Mr. Midtown Republican observed, after paying about an extra $1,000 on our property tax this year (no improvements made, no upgrade in the neighborhood to justify this) that when we bought the house the cost of taxes equaled two house payments. Today it is six. How can that be fair?

Memphis has the highest property taxes in the state of Tennessee, but it’s not just a problem here. In Pennsylvania, one man had a tactic he used to express his disgust. The Lehighvalleylive reports:

Fed up with having to pay $7,143 in school taxes for a district his children don’t attend, a Forks Township man paid that portion of his tax bill last week in single dollar bills.

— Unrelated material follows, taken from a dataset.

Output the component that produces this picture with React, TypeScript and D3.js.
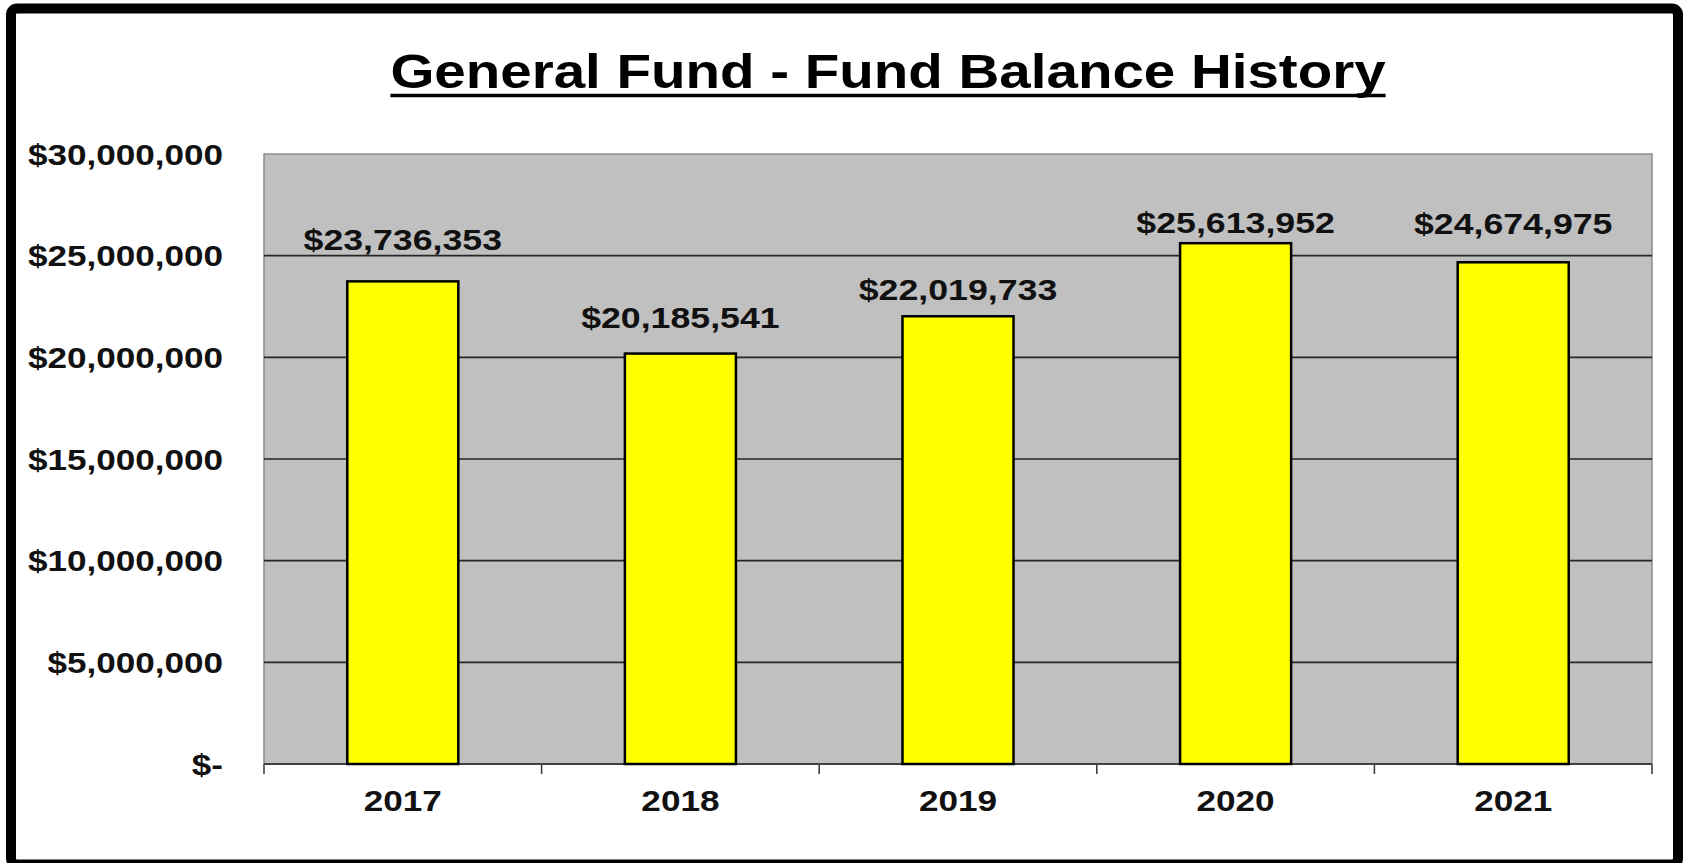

Robert Fernandes, a father of three, moved to Forks Township a year ago from Warren County, seeking lower property taxes for a larger home that could also house his elderly parents. Fernandes commutes to work as an IT manager for a company in Bedminster Township, N.J., while his wife home-schools the children, ages 7, 4 and 1.

Fernandes says he got a great deal on a short sale when he bought his home, but his annual property taxes total nearly $10,000. Reached by phone Tuesday, Fernandes said he doesn’t want to pay $7,143 in school taxes.

“We don’t even use the public system, yet I am being forced to pay all this money into a public school system,” he said. “I don’t think that’s really either fair or just or even ethical.

“It would be the equivalent if McDonald’s were to force vegetarians to pay for their cheeseburgers.”